A meeting is the coming together of persons, and an assembling of several persons for the purpose of discussing and acting upon matters in which they have a common interest.  According to Aiyar’s Judicial Dictionary “for a meeting, there must be at least two persons, because a man cannot meet himself.”

The Companies and Allied Matters Act Cap C20, Laws of the Federation of Nigeria, 2004 (CAMA) lists types of meetings. One of these is a general meeting, which may be a statutory meeting, an Annual General Meeting (AGM) or an Extra-Ordinary General Meeting.

A common complaint of shareholders is that the AGM is the only opportunity they have to interact with the directors and management and to air their views on the affairs of the company. It is recommended that the board and management should organise additional avenues to engage shareholders, whilst being mindful of corporate governance considerations on granting preferential treatment to shareholders.

A general meeting is intended as a key instrument for the protection of shareholder rights. The general meeting is an indispensable tool of corporate governance as it creates a platform for shareholders to engage with the board on the performance and actives of the company. Unfortunately, the AGM is treated as a yearly gala to fete shareholders.

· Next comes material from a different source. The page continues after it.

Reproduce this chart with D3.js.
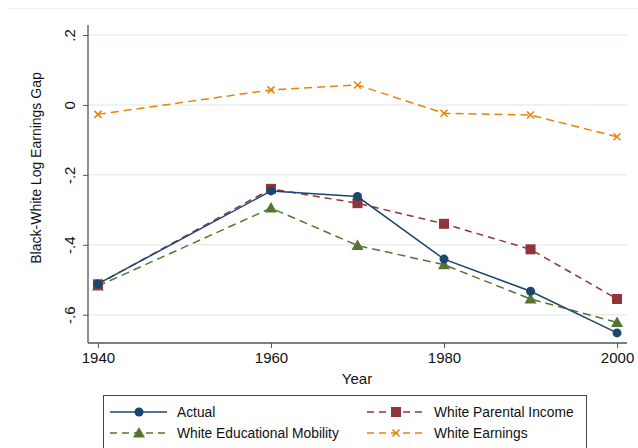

The NCCG code recommends best practices towards the conduct of general meetings in addition to the requirements in CAMA. It is recommended that the meeting be conducted in an open manner to foster free discussion on all issues on the agenda. Shareholders – particularly minority shareholders – should be provided ample opportunity and enough time to participate fully and contribute effectively at such meetings. The venue of a general meeting should be accessible to shareholders, to ensure that shareholders are not disenfranchised on account of the choice of venue.

The code recommends that the notice and documents of meeting shall be circulated to shareholders at least 21 days before the date on which the meeting will be held. To ensure that they contribute meaningfully to deliberations at the general meeting, it is important the shareholders receive the Annual Reports well in advance and not on the day of the AGM as is now the trend.

General meetings are important platforms for the board to engage shareholders to facilitate greater understanding of the company’s business, governance and performance. They provide shareholders with an opportunity to exercise their ownership rights and express their views to the board on any areas of interest.

In conducting the meeting, it is recommended that the board ensures that unrelated issues for consideration are not lumped together. All matters to be considered should be clearly and separately set out. Separate resolutions should be proposed and voted on for each substantive issue. The Board should also ensure that decisions reached at general meetings are properly and fully implemented as governance directives. The code also provides that the chairmen of all board committees and of the statutory audit committee be present at general meeting to respond to shareholders’ inquiries.

The failure or success of the general meeting is often dependent on the effectiveness of the board chair. Section 240 of CAMA provides that the chairman, if any, of the board of directors shall preside as chairman at every general meeting of the company, or if there is no such chairman, or if he is not present within one hour after the time appointed for the holding of the meeting or is unwilling to act, the directors present shall elect one of their number to be chairman of the meeting. If at any meeting no director is willing to act as chairman or if no director is present within one hour after the time appointed for holding the meeting, the members present shall choose one of their members to be chairman of the meeting.

The chairman should conduct the meeting with utmost care and attention, peacefully and with dignity. He should conduct the proceedings with regularity as per the agenda and can cast his or her vote provided, he or she is a shareholder. The chairman is responsible for ensuring that its business is conducted in an orderly manner and ensuring that all questions that arise are promptly decided.

In the case of John v. Rees ((1969) 2 W.L.R. 1294), the court held that when facing disorder, the Chairman should make earnest and sustained effort to restore order. If these efforts are in vain, the chairman should attempt to put into effect any provisions for adjournment which appear in the rules. Where the rules fail or are not in existence, he should use his inherent power to adjourn the meeting for a short while, ensuring that all know of the adjournment. However, where the disorder is or results into an actual violence, i.e. blows are being exchanged and there is a real possibility of grievous bodily harm, the chairman should immediately adjourn the meeting.

Institutional investors hold significant stake in most of the companies listed on the Nigerian Stock Exchange. They are in a position to positively influence the efficient governance of their investee companies and given their significant stake, ought to have an incentive to take a more active role in monitoring corporate misconduct.

To a large extent, they have been content to take a passive approach to their investment or simply sell the shares of underperforming companies. There is need for more activism on the part of institutional investors, as the shareholder associations are too fragmented and usually ineffective in influencing corporate behaviour. Shareholder associations on the other hand need to equip themselves to be positioned to monitor and assess the wellbeing companies such that their intervention will be more structured and value adding.